Mais dès le lendemain du concert, ses amis ont reçu des avertissements crédibles indiquant que les combattants de l’EI et l'armée syrienne étaient à sa recherche.

« Ils m’ont dit de fuir », explique Wassim à Middle East Eye. Cet homme trapu aux longs cheveux noirs et à la barbe soigneusement taillée ajoute : « La guerre est devenue une lutte entre une dictature islamiste et une dictature militaire ».

Wassim a alors emballé ses affaires à la hâte et s’est enfui au Liban. Sa petite amie a également fui la Syrie pour le rejoindre à Beyrouth et, ensemble, ils ont embarqué un mois plus tard à bord d’un navire à destination de Mersin, une ville du sud de la Turquie.

De là, ils ont ensuite rejoint la ville voisine de Gaziantep, le premier jour du printemps 2014.

Une violence alimentée par la xénophobie

Mais la vie du couple en Turquie n'a pas été aisée.

Plus d'un million de réfugiés syriens vivent actuellement en Turquie (AA).

Environ un million de Syriens ont trouvé asile en Turquie. 85% d’entre eux vivent dans les villes, en dehors des camps de réfugiés.

Le gouvernement turc a maintenu les frontières ouvertes aux réfugiés syriens, leur offrant ainsi une protection temporaire dans un cadre juridique vague qui restreint toutefois le séjour permanent. Mais la campagne électorale présidentielle en avril dernier a été l’occasion pour plusieurs hommes politiques de jouer avec les sentiments anti-immigrants dans le but de s’attirer les votes.

En novembre 2013, Gursel Tekin, vice-président du principal parti turc d'opposition, le Parti populaire républicain (CHP), a ainsi affirmé que le Parti de la justice et du développement (AKP), au pouvoir dans le pays, autorisait les Syriens à voter afin de manipuler les résultats des élections en sa faveur.

Moins d'un an plus tard, en août 2014, Gaziantep a été le théâtre d’une flambée de violence après qu’un locataire syrien a poignardé et tué son propriétaire.

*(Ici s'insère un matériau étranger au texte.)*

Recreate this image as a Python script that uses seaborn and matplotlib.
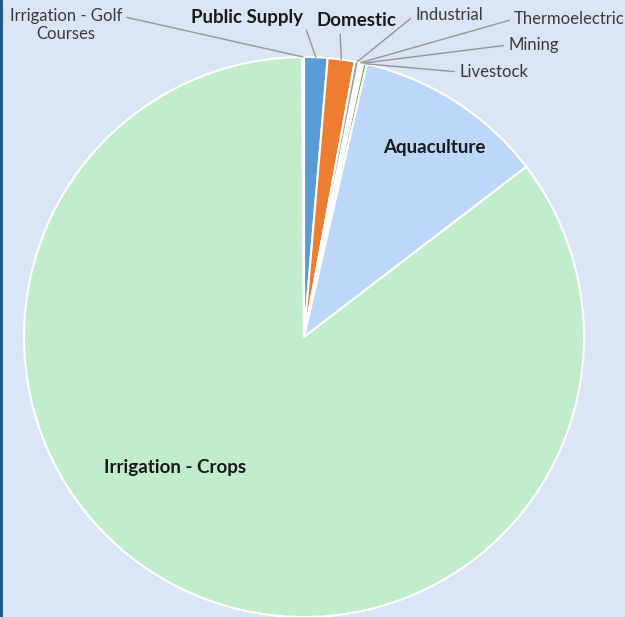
import numpy as np
import matplotlib
matplotlib.use("Agg")
import matplotlib.pyplot as plt
import seaborn as sns
from matplotlib.patches import Rectangle

# water use by category, percent of total
categories = ["Public Supply", "Domestic", "Industrial", "Thermoelectric", "Mining",
              "Livestock", "Aquaculture", "Irrigation - Crops", "Irrigation - Golf\nCourses"]
shares = [1.35, 1.55, 0.25, 0.15, 0.1, 0.2, 11.0, 85.3, 0.1]
colors = ["#5B9BD5", "#ED7D31", "#A5A5A5", "#F4F4F4", "#D9D9D9",
          "#70AD47", "#BDD7FB", "#C1EDCC", "#9DC3E6"]
bold_labels = {"Public Supply", "Domestic", "Aquaculture", "Irrigation - Crops"}

W, H = 625, 617
CX, CY, R = 304, 337, 280  # pie centre / radius in pixels


def to_data(px, py):
    return (px - CX) / R, (CY - py) / R


# label layout: (x px, y px, ha, va, relpos for leader line or None)
label_layout = {
    "Public Supply": (303, 17, "right", "center", (1.0, 0.3)),
    "Domestic": (316, 21, "left", "center", (0.3, 0.0)),
    "Industrial": (415, 15, "left", "center", (0.0, 0.5)),
    "Thermoelectric": (514, 19, "left", "center", (0.0, 0.5)),
    "Mining": (508, 45, "left", "center", (0.0, 0.5)),
    "Livestock": (459, 72, "left", "center", (0.0, 0.5)),
    "Aquaculture": (434, 148, "center", "center", None),
    "Irrigation - Crops": (175, 467, "center", "center", None),
    "Irrigation - Golf\nCourses": (66, 25, "center", "center", (1.0, 0.75)),
}


def main():
    sns.set_theme(style="white")
    plt.rcParams["font.family"] = ["Lato", "DejaVu Sans"]

    fig = plt.figure(figsize=(W / 100, H / 100), dpi=100)
    fig.patch.set_facecolor("#DAE5F5")
    ax = fig.add_axes([0, 0, 1, 1])
    ax.set_facecolor("#DAE5F5")

    wedges, _ = ax.pie(
        shares, colors=colors, startangle=90, counterclock=False, radius=1,
        wedgeprops=dict(edgecolor="white", linewidth=1.5),
    )
    # pixel scale is the same on both axes, so no aspect box shrinking needed
    ax.set_aspect("auto")
    ax.set_xlim(-CX / R, (W - CX) / R)
    ax.set_ylim(-(H - CY) / R, CY / R)
    ax.axis("off")

    total = sum(shares)
    cum = np.cumsum([0] + shares[:-1]) / total
    for cat, start, val in zip(categories, cum, shares):
        x, y, ha, va, rel = label_layout[cat]
        tx, ty = to_data(x, y)
        bold = cat in bold_labels
        kw = dict(ha=ha, va=va, fontsize=13.5 if bold else 12,
                  fontweight="bold" if bold else "normal",
                  color="#1a1a1a" if bold else "#3a3a3a", multialignment="center")
        if rel is None:
            ax.text(tx, ty, cat, **kw)
        else:
            mid = np.deg2rad(90 - 360 * (start + val / total / 2))
            ax.annotate(cat, xy=(np.cos(mid), np.sin(mid)), xytext=(tx, ty),
                        arrowprops=dict(arrowstyle="-", color="#969696", lw=1.0,
                                        shrinkA=1, shrinkB=0, relpos=rel),
                        **kw)

    # dark strip along the left edge
    fig.patches.append(Rectangle((0, 0), 3 / W, 1, transform=fig.transFigure,
                                 facecolor="#1F5C8B", edgecolor="none", zorder=10))

    fig.savefig("out.png", dpi=100, facecolor=fig.get_facecolor())
    plt.close(fig)


if __name__ == "__main__":
    main()
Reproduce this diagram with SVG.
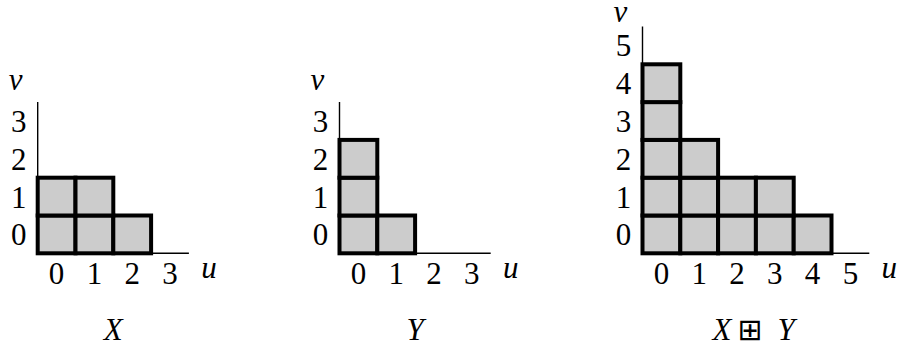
<svg xmlns="http://www.w3.org/2000/svg" width="899" height="352" viewBox="0 0 899 352">
<style>
.cell{fill:#cccccc;stroke:#000;stroke-width:4;stroke-linejoin:miter}
.axis{stroke:#000;stroke-width:1.4;fill:none}
text{font-family:"Liberation Serif","Times New Roman",Tinos,"DejaVu Serif","Noto Serif",FreeSerif,serif;font-size:31px;text-anchor:middle;fill:#000}
.it{font-style:italic}
.op{font-family:"DejaVu Sans","Noto Sans Math",sans-serif;font-size:30px;font-style:normal}
</style>
<rect width="899" height="352" fill="#fff"/>
<g id="diagram-X">
<g id="axes-X">
<path class="axis" d="M37.7 253.3V102.1M37.7 253.3H188.9"/>
</g>
<g id="cells-X">
<rect class="cell" x="37.7" y="215.5" width="37.8" height="37.8"/>
<rect class="cell" x="75.5" y="215.5" width="37.8" height="37.8"/>
<rect class="cell" x="113.3" y="215.5" width="37.8" height="37.8"/>
<rect class="cell" x="37.7" y="177.7" width="37.8" height="37.8"/>
<rect class="cell" x="75.5" y="177.7" width="37.8" height="37.8"/>
</g>
<g id="labels-X">
<text class="it" x="15.7" y="90">v</text>
<text x="18.7" y="245.4">0</text>
<text x="18.7" y="207.6">1</text>
<text x="18.7" y="169.8">2</text>
<text x="18.7" y="132">3</text>
<text x="56.6" y="284">0</text>
<text x="94.4" y="284">1</text>
<text x="132.2" y="284">2</text>
<text x="170" y="284">3</text>
<text class="it" x="208.9" y="278">u</text>
<text class="it" x="113.3" y="340">X</text>
</g>
</g>
<g id="diagram-Y">
<g id="axes-Y">
<path class="axis" d="M339.5 253.3V102.1M339.5 253.3H490.7"/>
</g>
<g id="cells-Y">
<rect class="cell" x="339.5" y="215.5" width="37.8" height="37.8"/>
<rect class="cell" x="377.3" y="215.5" width="37.8" height="37.8"/>
<rect class="cell" x="339.5" y="177.7" width="37.8" height="37.8"/>
<rect class="cell" x="339.5" y="139.9" width="37.8" height="37.8"/>
</g>
<g id="labels-Y">
<text class="it" x="317.5" y="90">v</text>
<text x="320.5" y="245.4">0</text>
<text x="320.5" y="207.6">1</text>
<text x="320.5" y="169.8">2</text>
<text x="320.5" y="132">3</text>
<text x="358.4" y="284">0</text>
<text x="396.2" y="284">1</text>
<text x="434" y="284">2</text>
<text x="471.8" y="284">3</text>
<text class="it" x="510.7" y="278">u</text>
<text class="it" x="415.1" y="340">Y</text>
</g>
</g>
<g id="diagram-XY">
<g id="axes-XY">
<path class="axis" d="M642.5 253.3V26.5M642.5 253.3H869.3"/>
</g>
<g id="cells-XY">
<rect class="cell" x="642.5" y="215.5" width="37.8" height="37.8"/>
<rect class="cell" x="680.3" y="215.5" width="37.8" height="37.8"/>
<rect class="cell" x="718.1" y="215.5" width="37.8" height="37.8"/>
<rect class="cell" x="755.9" y="215.5" width="37.8" height="37.8"/>
<rect class="cell" x="793.7" y="215.5" width="37.8" height="37.8"/>
<rect class="cell" x="642.5" y="177.7" width="37.8" height="37.8"/>
<rect class="cell" x="680.3" y="177.7" width="37.8" height="37.8"/>
<rect class="cell" x="718.1" y="177.7" width="37.8" height="37.8"/>
<rect class="cell" x="755.9" y="177.7" width="37.8" height="37.8"/>
<rect class="cell" x="642.5" y="139.9" width="37.8" height="37.8"/>
<rect class="cell" x="680.3" y="139.9" width="37.8" height="37.8"/>
<rect class="cell" x="642.5" y="102.1" width="37.8" height="37.8"/>
<rect class="cell" x="642.5" y="64.3" width="37.8" height="37.8"/>
</g>
<g id="labels-XY">
<text class="it" x="620.5" y="22">v</text>
<text x="623.5" y="245.4">0</text>
<text x="623.5" y="207.6">1</text>
<text x="623.5" y="169.8">2</text>
<text x="623.5" y="132">3</text>
<text x="623.5" y="94.2">4</text>
<text x="623.5" y="56.4">5</text>
<text x="661.4" y="284">0</text>
<text x="699.2" y="284">1</text>
<text x="737" y="284">2</text>
<text x="774.8" y="284">3</text>
<text x="812.6" y="284">4</text>
<text x="850.4" y="284">5</text>
<text class="it" x="889.3" y="278">u</text>
<text class="it" x="722" y="340">X</text>
<text class="op" x="750" y="340">⊞</text>
<text class="it" x="786" y="340">Y</text>
</g>
</g>
</svg>
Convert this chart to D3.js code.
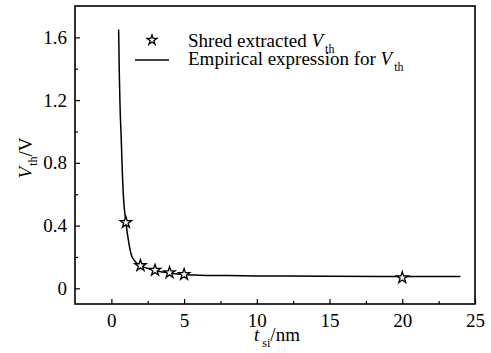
<!DOCTYPE html>
<html>
<head>
<meta charset="utf-8">
<script src="https://cdn.jsdelivr.net/npm/d3@7"></script>
<style>
  body { margin: 0; background: #fff; }
</style>
</head>
<body>
<svg id="chart" width="491" height="353"></svg>
<script>
var width = 491;
var height = 353;

// extracted points (t_si in nm, Vth in V)
var pointX = [1, 2, 3, 4, 5, 20];
var pointY = [0.42, 0.145, 0.115, 0.10, 0.088, 0.068];

// empirical curve
var curveX = [0.5, 0.55, 0.6, 0.68, 0.75, 0.84, 1.0, 1.2, 1.35, 1.6, 2.0, 2.5, 3, 4, 5, 6, 8, 10, 12, 15, 20, 24];
var curveY = [1.65, 1.35, 1.15, 0.95, 0.75, 0.57, 0.42, 0.29, 0.22, 0.175, 0.145, 0.127, 0.114, 0.098, 0.088, 0.084, 0.081, 0.079, 0.078, 0.077, 0.075, 0.075];

var xTicks = [0, 5, 10, 15, 20, 25];
var xMinor = [2.5, 7.5, 12.5, 17.5, 22.5];
var yTicks = [0, 0.4, 0.8, 1.2, 1.6];
var yMinor = [0.2, 0.6, 1.0, 1.4];

var margin = {left: 75, top: 6, right: 16, bottom: 49};
var serif = "'Liberation Serif', 'Times New Roman', serif";

var svg = d3.select("#chart");

var x = d3.scaleLinear().domain([-2.5, 25]).range([margin.left, width - margin.right]);
var y = d3.scaleLinear().domain([-0.1, 1.8]).range([height - margin.bottom, margin.top]);

// curve
var curveData = curveX.map(function(d, i) { return [d, curveY[i]]; });
var line = d3.line()
    .x(function(d) { return x(d[0]); })
    .y(function(d) { return y(d[1]); })
    .curve(d3.curveMonotoneX);

svg.append("path")
    .datum(curveData)
    .attr("d", line)
    .attr("fill", "none")
    .attr("stroke", "#000")
    .attr("stroke-width", 1.5);

// axes, ticks inward
var xAxis = d3.axisBottom(x).tickValues(xTicks).tickSize(-5).tickPadding(10).tickFormat(d3.format("d"));
var xAxisMinor = d3.axisBottom(x).tickValues(xMinor).tickSize(-3).tickFormat("");
var yAxis = d3.axisLeft(y).tickValues(yTicks).tickSize(-5).tickPadding(8)
    .tickFormat(function(d) { return d === 0 ? "0" : d3.format(".1f")(d); });
var yAxisMinor = d3.axisLeft(y).tickValues(yMinor).tickSize(-3).tickFormat("");

function styleAxis(g) {
  g.attr("font-family", serif).attr("font-size", 19);
  g.select(".domain").remove();
  g.selectAll("line").attr("stroke", "#000").attr("stroke-width", 1.2);
  g.selectAll("text").attr("fill", "#000");
}

svg.append("g").attr("transform", "translate(0," + (height - margin.bottom) + ")").call(xAxis).call(styleAxis);
svg.append("g").attr("transform", "translate(0," + (height - margin.bottom) + ")").call(xAxisMinor).call(styleAxis);
svg.append("g").attr("transform", "translate(" + margin.left + ",0)").call(yAxis).call(styleAxis);
svg.append("g").attr("transform", "translate(" + margin.left + ",0)").call(yAxisMinor).call(styleAxis);

// frame
svg.append("rect")
    .attr("x", margin.left)
    .attr("y", margin.top)
    .attr("width", width - margin.left - margin.right)
    .attr("height", height - margin.top - margin.bottom)
    .attr("fill", "none")
    .attr("stroke", "#000")
    .attr("stroke-width", 1.6);

// stars
var star = d3.symbol().type(d3.symbolStar).size(40);
svg.selectAll(".pt")
    .data(pointX)
    .enter().append("path")
    .attr("class", "pt")
    .attr("d", star)
    .attr("transform", function(d, i) { return "translate(" + x(d) + "," + y(pointY[i]) + ")"; })
    .attr("fill", "#fff")
    .attr("stroke", "#000")
    .attr("stroke-width", 1.3);

// legend
svg.append("path")
    .attr("d", d3.symbol().type(d3.symbolStar).size(30))
    .attr("transform", "translate(152,40)")
    .attr("fill", "#fff")
    .attr("stroke", "#000")
    .attr("stroke-width", 1.3);
svg.append("line")
    .attr("x1", 135).attr("x2", 169).attr("y1", 60).attr("y2", 60)
    .attr("stroke", "#000").attr("stroke-width", 1.5);

var t1 = svg.append("text").attr("x", 188).attr("y", 47).style("font-size", "19px");
t1.append("tspan").text("Shred extracted ");
t1.append("tspan").style("font-style", "italic").text("V");
t1.append("tspan").attr("dx", 2).attr("dy", 6).style("font-size", "12px").text("th");

var t2 = svg.append("text").attr("x", 188).attr("y", 65).style("font-size", "19px");
t2.append("tspan").text("Empirical expression for ");
t2.append("tspan").style("font-style", "italic").text("V");
t2.append("tspan").attr("dx", 2).attr("dy", 6).style("font-size", "12px").text("th");

// axis titles
var yl = svg.append("text")
    .attr("transform", "translate(32,158) rotate(-90)")
    .attr("text-anchor", "middle")
    .style("font-size", "19px");
yl.append("tspan").style("font-style", "italic").text("V");
yl.append("tspan").attr("dx", 1).attr("dy", 5).style("font-size", "12px").text("th");
yl.append("tspan").attr("dy", -5).text("/V");

var xl = svg.append("text")
    .attr("x", 277).attr("y", 341)
    .attr("text-anchor", "middle")
    .style("font-size", "19px");
xl.append("tspan").style("font-style", "italic").text("t");
xl.append("tspan").attr("dx", 3).attr("dy", 6).style("font-size", "12px").text("si");
xl.append("tspan").attr("dy", -6).text("/nm");

svg.selectAll("text").style("font-family", serif).attr("fill", "#000");
</script>
</body>
</html>
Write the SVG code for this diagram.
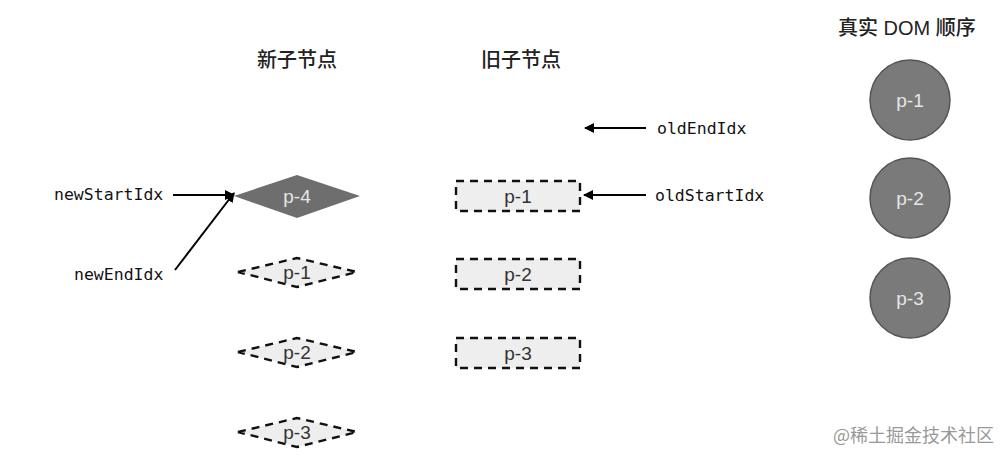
<svg xmlns="http://www.w3.org/2000/svg" width="1008" height="460" viewBox="0 0 1008 460">
<defs>
<marker id="ah" viewBox="0 0 10 10" refX="9" refY="5" markerWidth="10" markerHeight="10" markerUnits="userSpaceOnUse" orient="auto">
<path d="M0,0 L10,5 L0,10 z" fill="#000"/>
</marker>
<style>
.mono{font-family:"DejaVu Sans Mono",monospace;font-size:16.5px;fill:#111}
.hdr{font-family:"Liberation Sans","Noto Sans CJK SC",sans-serif;font-size:20px;font-weight:500;fill:#222}
.lbl{font-family:"Liberation Sans",Arial,sans-serif;font-size:19px;text-anchor:middle}
.dash{fill:#eeeeee;stroke:#111;stroke-width:2.4;stroke-dasharray:8 6}
.conn{stroke:#000;stroke-width:2;fill:none}
.circ{fill:#7a7a7a;stroke:#555;stroke-width:1.5}
</style>
</defs>
<rect width="1008" height="460" fill="#fff"/>
<text class="hdr" x="257" y="67">新子节点</text>
<text class="hdr" x="481" y="67">旧子节点</text>
<text class="hdr" x="838" y="35">真实 DOM 顺序</text>

<g id="new-p4">
<polygon points="234,196 297,175 360,196 297,218" fill="#6e6e6e"/>
<text class="lbl" x="297" y="203" fill="#e6e6e6">p-4</text>
</g>
<g id="new-p1">
<polygon class="dash" points="238,272 297,258 357,272 297,287"/>
<text class="lbl" x="297" y="279" fill="#333">p-1</text>
</g>
<g id="new-p2">
<polygon class="dash" points="238,352 297,338 357,352 297,367"/>
<text class="lbl" x="297" y="359" fill="#333">p-2</text>
</g>
<g id="new-p3">
<polygon class="dash" points="238,432 297,418 357,432 297,447"/>
<text class="lbl" x="297" y="439" fill="#333">p-3</text>
</g>

<g id="old-p1">
<rect class="dash" x="456" y="181" width="124" height="30"/>
<text class="lbl" x="518" y="203" fill="#333">p-1</text>
</g>
<g id="old-p2">
<rect class="dash" x="456" y="259" width="124" height="30"/>
<text class="lbl" x="518" y="281" fill="#333">p-2</text>
</g>
<g id="old-p3">
<rect class="dash" x="456" y="338" width="124" height="30"/>
<text class="lbl" x="518" y="360" fill="#333">p-3</text>
</g>

<g id="dom-p1">
<circle class="circ" cx="910" cy="100" r="40"/>
<text class="lbl" x="910" y="107" fill="#e6e6e6">p-1</text>
</g>
<g id="dom-p2">
<circle class="circ" cx="910" cy="198" r="40"/>
<text class="lbl" x="910" y="205" fill="#e6e6e6">p-2</text>
</g>
<g id="dom-p3">
<circle class="circ" cx="910" cy="298" r="40"/>
<text class="lbl" x="910" y="305" fill="#e6e6e6">p-3</text>
</g>

<g id="ptr-newStartIdx"><text class="mono" x="54" y="200">newStartIdx</text></g>
<g id="ptr-newEndIdx"><text class="mono" x="74" y="280">newEndIdx</text></g>
<g id="ptr-oldEndIdx"><text class="mono" x="657" y="134">oldEndIdx</text></g>
<g id="ptr-oldStartIdx"><text class="mono" x="655" y="201">oldStartIdx</text></g>

<g id="connectors">
<line class="conn" x1="173" y1="195" x2="234" y2="195" marker-end="url(#ah)"/>
<line class="conn" x1="175" y1="270" x2="234" y2="193" marker-end="url(#ah)"/>
<line class="conn" x1="646" y1="128" x2="585" y2="128" marker-end="url(#ah)"/>
<line class="conn" x1="646" y1="195" x2="584" y2="195" marker-end="url(#ah)"/>
</g>

<text x="833" y="442" font-family="Noto Sans CJK SC,sans-serif" font-size="18" fill="#999">@稀土掘金技术社区</text>
</svg>
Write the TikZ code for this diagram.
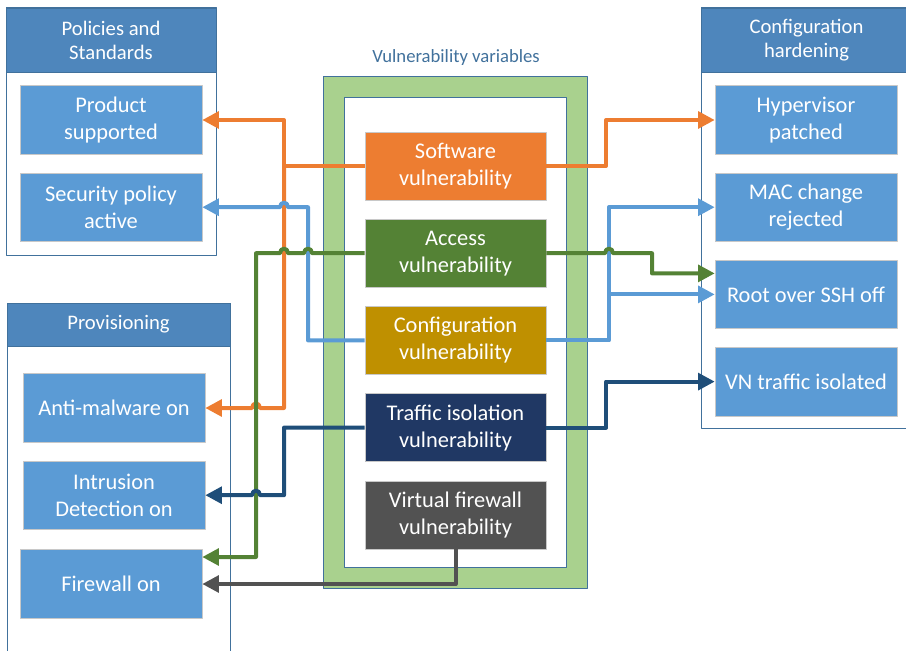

Les habitants de la ville ont alors cherché à se venger en attaquant les bâtiments abritant les réfugiés syriens. Ils ont agressé des familles dans la rue, et brûlé les voitures aux plaques d'immatriculation syriennes.

Durant ce même mois, des centaines d’habitants de la banlieue d'Istanbul se sont également heurtés à la police, brisant des vitrines, incendiant des voitures, et scandant des slogans contre les réfugiés syriens.

« Il nous fallait être prudents », raconte Wassim en fumant une cigarette dans son salon. « Il était clair que personne ne voulait de nous ici ». Mais alors que le sentiment anti-réfugiés atteignait des niveaux sans précédent, une petite communauté de musiciens turcs accueillit Wassim à bras ouverts.

Dépasser la barrière de la langue

En juin 2014, Wassim rencontra Onur Aydin au centre culturel de Narsanat. Situé à Gaziantep, celui-ci cherche à promouvoir la production culturelle locale et accueille les personnes souhaitant jouer de la musique.

« Notre gouvernement nous a toujours dit que les Arabes détestaient les Turcs », explique Onur, un chanteur kurdo-turc de 30 ans aux courts cheveux noirs et à l’épaisse moustache broussailleuse. « Mais après avoir rencontré Wassim, j’ai réalisé que nos politiciens nous avaient toujours menti ».

Selon un rapport publié en novembre 2014 par Amnesty International, 65% des personnes interrogées désirent que le gouvernement cesse d’accueillir les réfugiés syriens en Turquie, tandis que 30% estiment que les réfugiés syriens déjà présents dans le pays devraient être renvoyés.

Alors qu’en août dernier, des rapports préoccupants faisant état de crimes de haine avaient poussé le gouvernement à déplacer 7 800 Syriens pour les réinstaller dans des camps de fortune situés dans la province de Gaziantep, l'escalade incita également Onur et Wassim à essayer d'utiliser la musique pour rassembler les populations.

Unissant des musiciens issus de leur communauté respective, ils ont formé un groupe composé de quatre Syriens et huit Turcs. Se baptisant Hayal – un mot qui signifie « imagination » à la fois en arabe, en turc et en kurde – ils ont commencé à répéter en septembre dans le studio de Narsanat en vue de donner un concert multilingue.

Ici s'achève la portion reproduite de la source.